For quite a while, the only testing framework in Emacs has been ERT (the Emacs Regression Testing tool) which is part of core. More recently, there have been a number of new ones arriving. For example, buttercup and ecukes both provide behaviour driven testing, rather like Jasmine or Cucumber respectively. Both worth looking at — I’ve used Ecukes for testing Cask, and it’s nicely implemented and very usable. Assess is rather less radical than this though. It focuses on providing a general set of tools for testing, mostly in terms of some macros and predicates that should be useful.

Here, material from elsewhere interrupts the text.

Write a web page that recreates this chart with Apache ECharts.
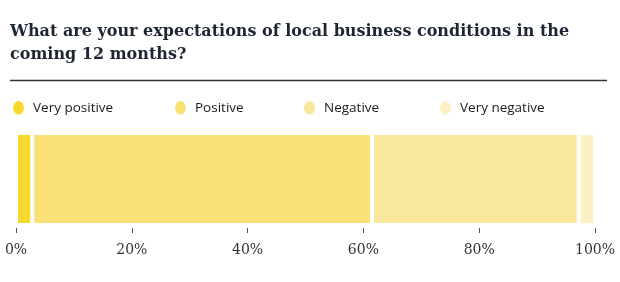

For example, a recurrent problem during the development of lentic was ensuring that no buffers were left around after a test. Particularly when a test fails, this can lead to unexpected failures in later tests. For this purpose, I have added a macro called assess-with-preserved-buffer-list. Any buffers at all created inside this macro will be removed after. Hence this:

(assess-with-preserved-buffer-list
  (get-buffer-create "a")
  (get-buffer-create "b")
  (get-buffer-create "c"))

Which preserves the buffer state. a, b and c will be removed after the macro exits.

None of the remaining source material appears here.